現在は廃番となっているMontblanc 146のボルドー軸です。
製造年は1992-2000年頃で、この146は「ヘミングウェイペン芯」と呼ばれるペン芯形状から、おそらくは1992-1993年頃の初期型と思われます。
入手先はヤフオクで、2010年に25000円くらいで購入した覚えがあります。

私は職業柄、赤インクを多用するのですが、この146ボルドーは細字ですので、モンブランのボルドー(現在はバーガンディレッド)インクを入れて原稿の校正用に使っていました。
しかし、キャップを外すと首軸がインクで汚れる現象がしばしば発生するため、最近は手から遠ざかっていました。
この現象、当初はキャップの密閉度とペン芯能力が釣り合っていないことで、キャップをを外す際の気圧差でペン芯のインクが引っ張られているのかと思っていたのですが、よく観察すると、インクは首軸とニブユニットの接合部(部分)から漏れているようです。

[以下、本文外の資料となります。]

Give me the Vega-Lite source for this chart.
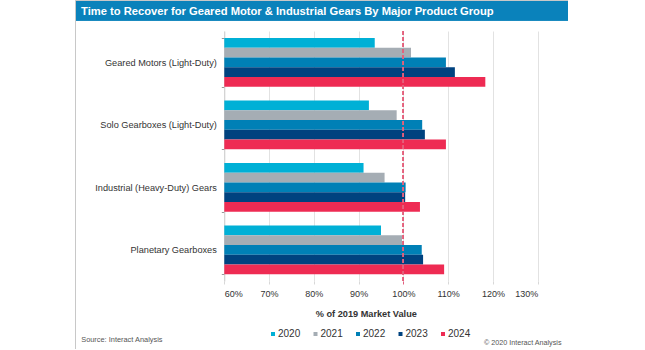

1980年代以降の146のニブユニットは、ソケットと首軸の間にシリコン製のシーリング材を塗布されて首軸にねじ込まれていますので、おそらくはこのシーリング材が劣化してインクが漏れたものと思われます。

そこで、146首軸分解用の専用カニ目工具を用い、ニブユニットを首軸から外します。
この専用工具は、ebayにてドイツと中国のセラーが数種類をそれぞれ安価に販売しています。
私が使用した工具はドイツのセラーのものですが、146のニブユニットは、1994年頃を境にカニ目を引っかける凹部の位置が変わるため、この前後で対応する工具の種類も変わります。
ニブユニットを持つ全モデルに対応した工具も、少々高価ですがアメリカの修理人が販売しています。

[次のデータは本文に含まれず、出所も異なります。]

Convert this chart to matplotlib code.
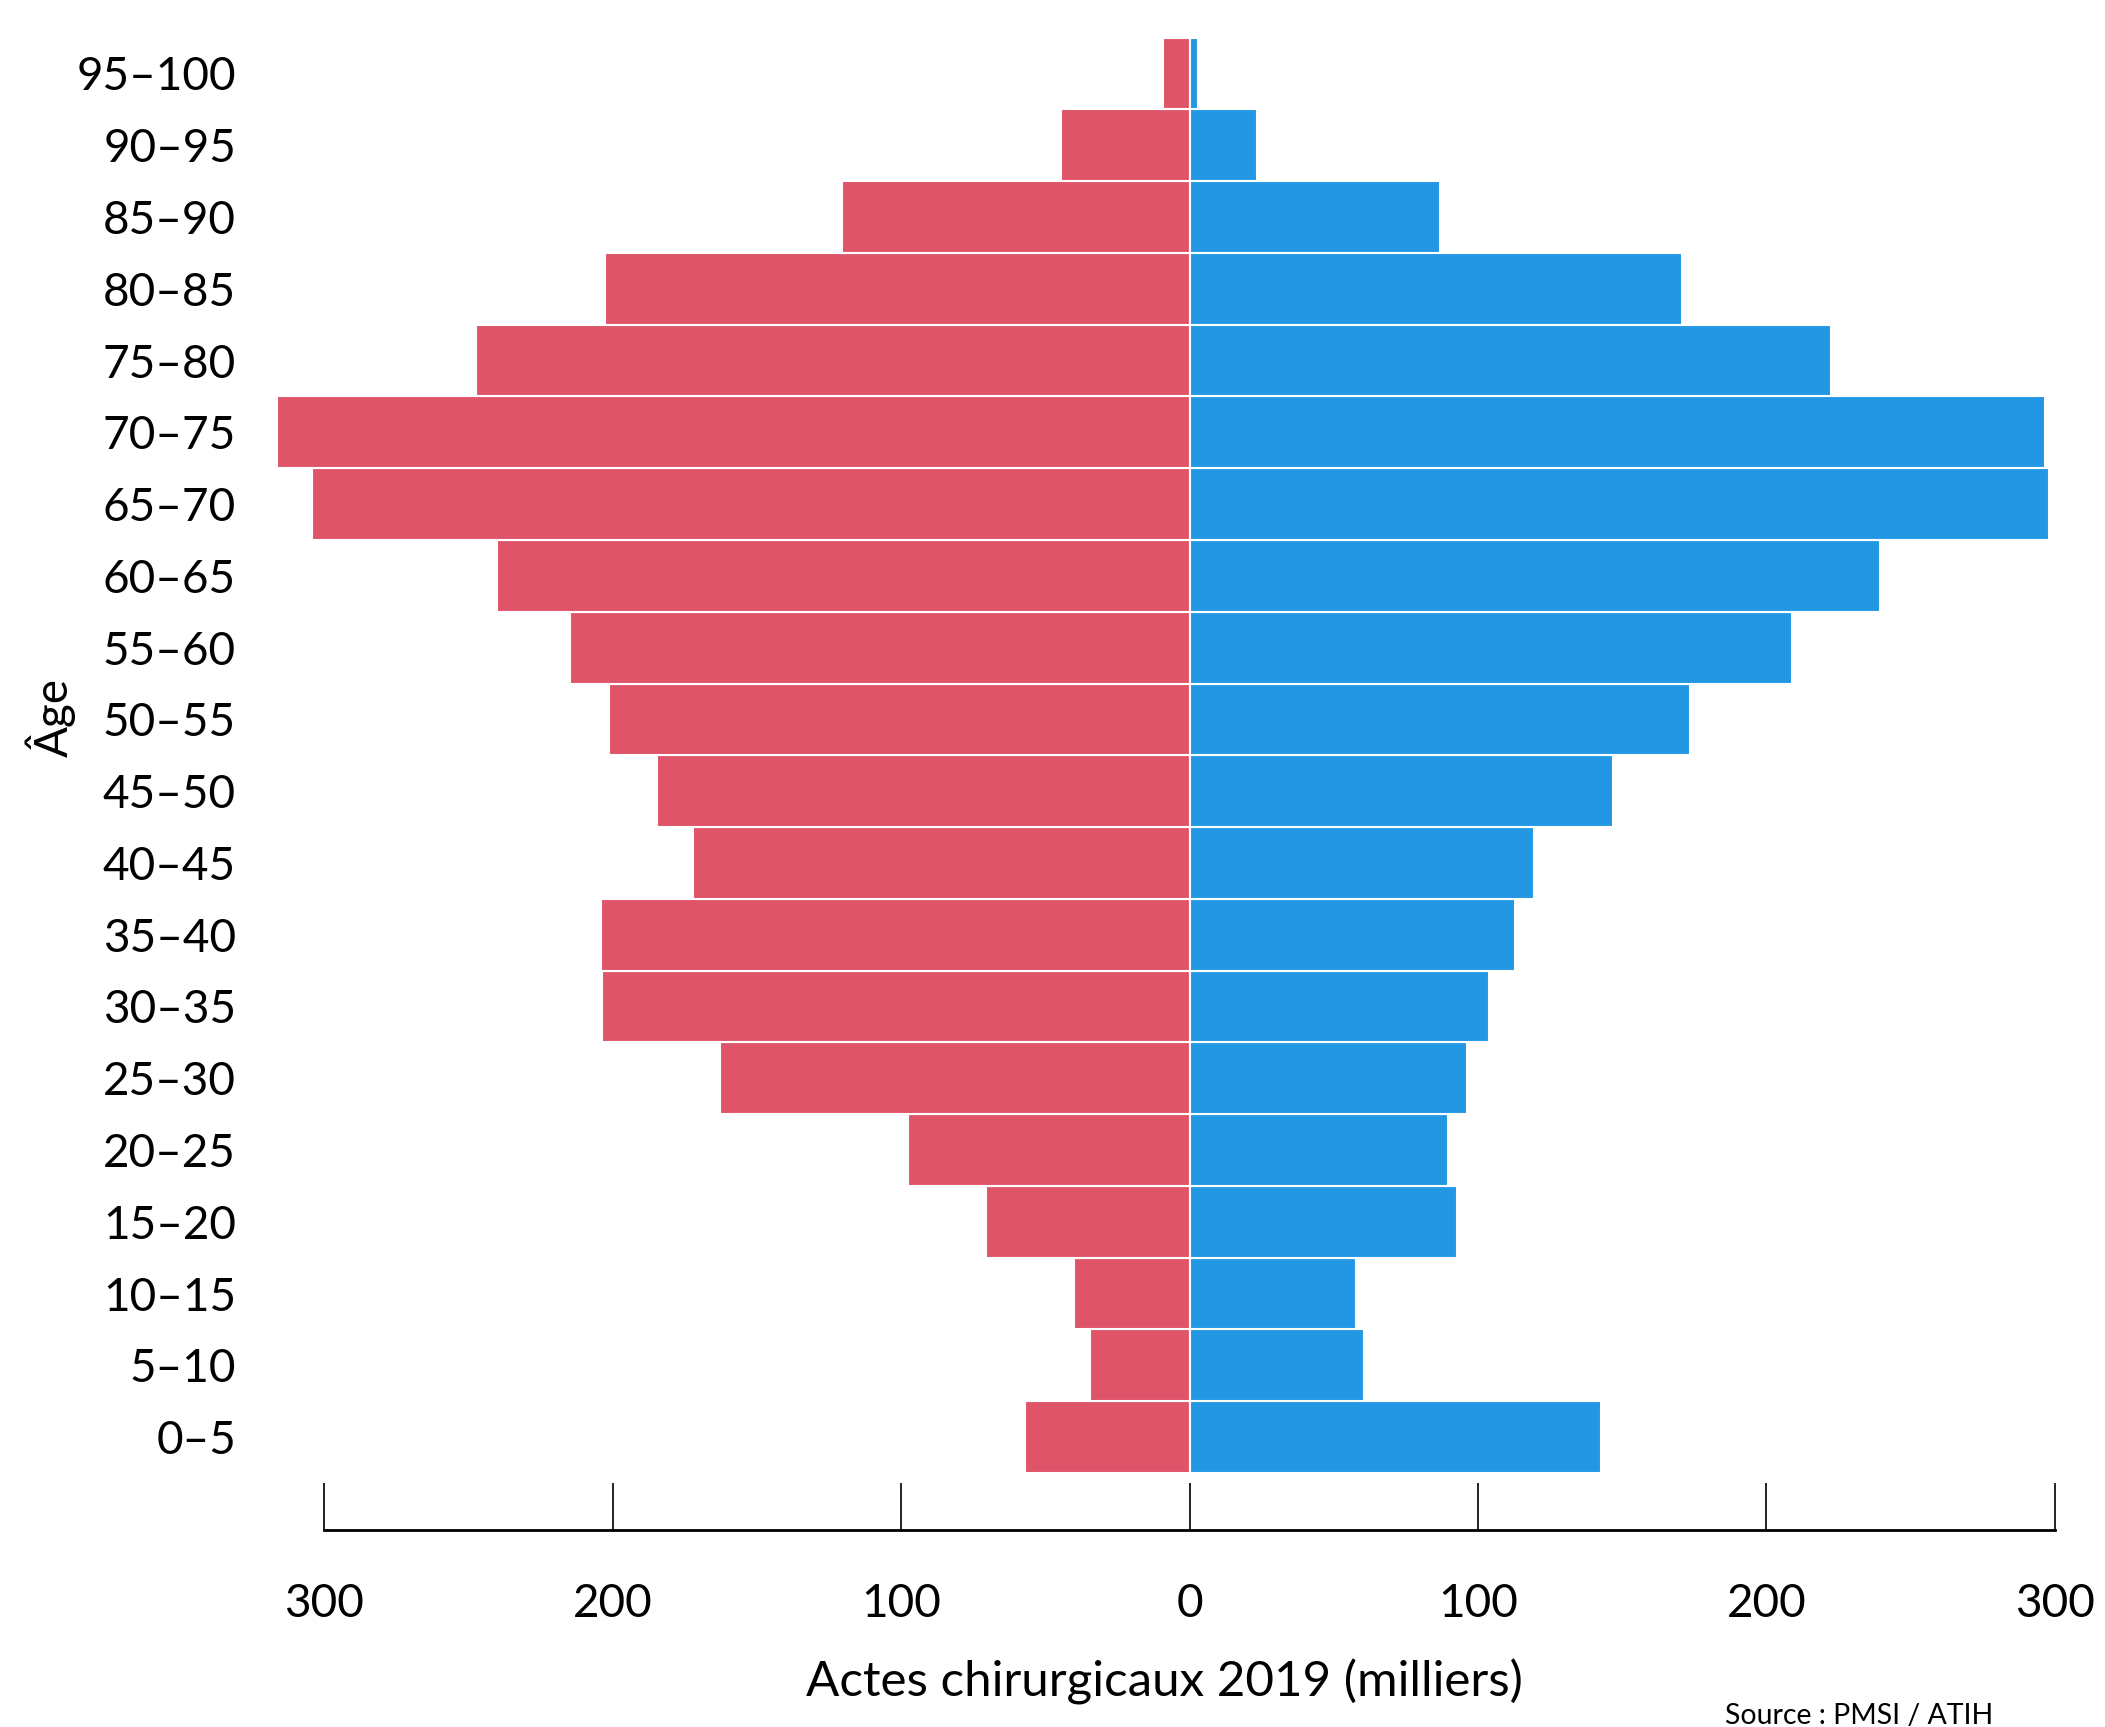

今は実施されていないモンブランの無料ペンクリニックにて、
小野マイスターに146系の20146「ラムセスⅡ世」をメンテナンスしていただいた際の記憶によれば、ニブユニットのシーリング材はピンク色で、外した際には固形の膜状に剥がれるはずです。
しかし、146ボルドーの首軸からは、透明のシーリング材が細かいクズ状となってポロポロと剥がれ落ちてきました。
以前のオーナーによって、この部分がメンテナンスされていたようです。
モンブランオリジナルのピンク色のシーリング材は入手困難で(ドイツのセラーが、ebayにて類似のピンク色のシーリング材を販売していますが、手元にありません)、日本の修理人はバスコークN透明で代用することが多いようです。
しかし、バスコークN透明も私の手元にないうえ、「万年筆に使って本当に安全なのか?再分解できるのか?」と少々不安にもなったため、防水時計のシーリングに使われるシリコングリスで代用。
私は、セイコー製のシリコングリスをヴィンテージのオノト式やピストン吸入式万年筆の弁、首軸ネジ等に多用しており、これまで問題が発生したことはありません。

ニブユニットにシリコングリスをたっぷり塗って

以前のシーリング材を除去した首軸にねじ込み、溢れたシリコングリスをティッシュで拭います。

これにて完成。
とりあえずインクを吸入しても漏れないようです。
多分成功?
どのくらいシーリングが持つかは年単位で観察ですね。